An international team, led by University of Twente in Enschede, the Netherlands, has developed a home test kit -- a 10-centimetre-long "lab-on-a-chip" -- which can well determine male fertility in just seconds, the 'New Scientist' reported.
At present, the male fertility test in a laboratory is a lengthy process in which ejaculation is submitted within an hour - which generally precludes men from producing the sample at home - and once submitted, a manual count is done for the spermatozoa concentration analysis.
"(But) With our system we overcome these problems," Loes Segerink, who led the team, was quoted as saying.
In the kit, the microfluidic chip contains a tiny channel through which spermatozoa are drawn by pressure flow. The sample is first doped with a concentration of polystyrene beads, and as beads and cells are drawn along the channel they pass between two electrodes, altering electrical impedance.
The chip tallies the electrical perturbations due to the beads and cells, and comparing bead concentration to that of the spermatozoa provides the sperm count, the team says.

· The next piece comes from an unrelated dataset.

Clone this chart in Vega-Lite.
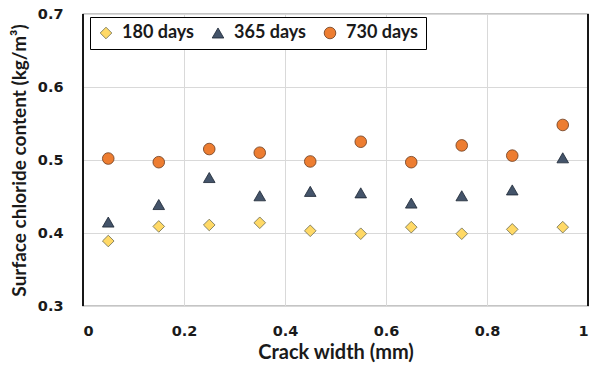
{
  "$schema": "https://vega.github.io/schema/vega-lite/v6.json",
  "width": 505,
  "height": 292,
  "autosize": "none",
  "padding": {"left": 83, "top": 14, "right": 14, "bottom": 68},
  "config": {
    "font": "DejaVu Sans",
    "view": {"stroke": "#8c8c8c", "strokeWidth": 1.3}
  },
  "data": {
    "values": [
      {"width": 0.05, "series": "180 days", "value": 0.389},
      {"width": 0.15, "series": "180 days", "value": 0.409},
      {"width": 0.25, "series": "180 days", "value": 0.411},
      {"width": 0.35, "series": "180 days", "value": 0.414},
      {"width": 0.45, "series": "180 days", "value": 0.403},
      {"width": 0.55, "series": "180 days", "value": 0.399},
      {"width": 0.65, "series": "180 days", "value": 0.408},
      {"width": 0.75, "series": "180 days", "value": 0.399},
      {"width": 0.85, "series": "180 days", "value": 0.405},
      {"width": 0.95, "series": "180 days", "value": 0.408},
      {"width": 0.05, "series": "365 days", "value": 0.415},
      {"width": 0.15, "series": "365 days", "value": 0.439},
      {"width": 0.25, "series": "365 days", "value": 0.476},
      {"width": 0.35, "series": "365 days", "value": 0.451},
      {"width": 0.45, "series": "365 days", "value": 0.457},
      {"width": 0.55, "series": "365 days", "value": 0.455},
      {"width": 0.65, "series": "365 days", "value": 0.441},
      {"width": 0.75, "series": "365 days", "value": 0.451},
      {"width": 0.85, "series": "365 days", "value": 0.459},
      {"width": 0.95, "series": "365 days", "value": 0.503},
      {"width": 0.05, "series": "730 days", "value": 0.502},
      {"width": 0.15, "series": "730 days", "value": 0.497},
      {"width": 0.25, "series": "730 days", "value": 0.515},
      {"width": 0.35, "series": "730 days", "value": 0.510},
      {"width": 0.45, "series": "730 days", "value": 0.498},
      {"width": 0.55, "series": "730 days", "value": 0.525},
      {"width": 0.65, "series": "730 days", "value": 0.497},
      {"width": 0.75, "series": "730 days", "value": 0.520},
      {"width": 0.85, "series": "730 days", "value": 0.506},
      {"width": 0.95, "series": "730 days", "value": 0.548}
    ]
  },
  "layer": [
    {
      "mark": {"type": "point", "filled": true, "opacity": 1, "size": 135, "strokeWidth": 0.8},
      "encoding": {
        "x": {
          "field": "width", "type": "quantitative",
          "scale": {"domain": [0, 1], "nice": false, "zero": false},
          "axis": {
            "values": [0, 0.2, 0.4, 0.6, 0.8, 1],
            "format": "~g",
            "title": "Crack width (mm)",
            "grid": true, "gridColor": "#d9d9d9", "gridWidth": 1,
            "domain": false, "ticks": false,
            "labelFont": "DejaVu Sans", "labelFontSize": 14.5, "labelFontWeight": "bold", "labelColor": "#1a1a1a",
            "labelPadding": 18,
            "titleFont": "Lato", "titleFontSize": 20, "titleFontWeight": "bold", "titleColor": "#1a1a1a",
            "titlePadding": 5
          }
        },
        "y": {
          "field": "value", "type": "quantitative",
          "scale": {"domain": [0.3, 0.7], "nice": false, "zero": false},
          "axis": {
            "values": [0.3, 0.4, 0.5, 0.6, 0.7],
            "format": ".1f",
            "title": "Surface chloride content (kg/m³)",
            "grid": true, "gridColor": "#d9d9d9", "gridWidth": 1,
            "domain": false, "ticks": false,
            "labelFont": "DejaVu Sans", "labelFontSize": 14.5, "labelFontWeight": "bold", "labelColor": "#1a1a1a",
            "labelPadding": 20,
            "titleFont": "Lato", "titleFontSize": 19, "titleFontWeight": "bold", "titleColor": "#1a1a1a",
            "titlePadding": 8
          }
        },
        "shape": {
          "field": "series", "type": "nominal",
          "scale": {"domain": ["180 days", "365 days", "730 days"], "range": ["diamond", "triangle-up", "circle"]},
          "legend": {
            "orient": "none", "legendX": 7, "legendY": 3,
            "direction": "horizontal", "title": null,
            "strokeColor": "#000", "fillColor": "#fff", "padding": 7,
            "labelFont": "Lato", "labelFontSize": 18, "labelFontWeight": "bold", "labelColor": "#1a1a1a",
            "labelOffset": 7, "columnPadding": 14,
            "symbolSize": 135, "symbolStrokeWidth": 0.8
          }
        },
        "fill": {
          "field": "series", "type": "nominal",
          "scale": {"domain": ["180 days", "365 days", "730 days"], "range": ["#FFD966", "#44546A", "#ED7D31"]},
          "legend": {
            "orient": "none", "legendX": 7, "legendY": 3,
            "direction": "horizontal", "title": null,
            "strokeColor": "#000", "fillColor": "#fff", "padding": 7,
            "labelFont": "Lato", "labelFontSize": 18, "labelFontWeight": "bold", "labelColor": "#1a1a1a",
            "labelOffset": 7, "columnPadding": 14,
            "symbolSize": 135, "symbolStrokeWidth": 0.8
          }
        },
        "stroke": {
          "field": "series", "type": "nominal",
          "scale": {"domain": ["180 days", "365 days", "730 days"], "range": ["#6b6b50", "#1c2633", "#6b3a1c"]},
          "legend": {
            "orient": "none", "legendX": 7, "legendY": 3,
            "direction": "horizontal", "title": null,
            "strokeColor": "#000", "fillColor": "#fff", "padding": 7,
            "labelFont": "Lato", "labelFontSize": 18, "labelFontWeight": "bold", "labelColor": "#1a1a1a",
            "labelOffset": 7, "columnPadding": 14,
            "symbolSize": 135, "symbolStrokeWidth": 0.8
          }
        }
      }
    },
    {
      "mark": {"type": "rule", "color": "#1a1a1a", "strokeWidth": 1.3},
      "encoding": {"x": {"datum": 1}}
    },
    {
      "mark": {"type": "rule", "color": "#1a1a1a", "strokeWidth": 1.3},
      "encoding": {"x": {"datum": 0}}
    }
  ]
}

According to Segerink, the chip could take just 12 seconds to determine sperm concentration with the same measurement error as a manual count.
But while she stresses that the chip would be used as part of hospital-run fertility treatment, it could be adapted to produce a cheap and easy-to-use version for self-diagnosis at home.
Howver, Michael Dunn, a healthcare ethics researcher at the University of Oxford, said this is a concern. "There would be the potential for harm to be caused to patients if they were not provided with the relevant information about the impact of a positive result for infertility."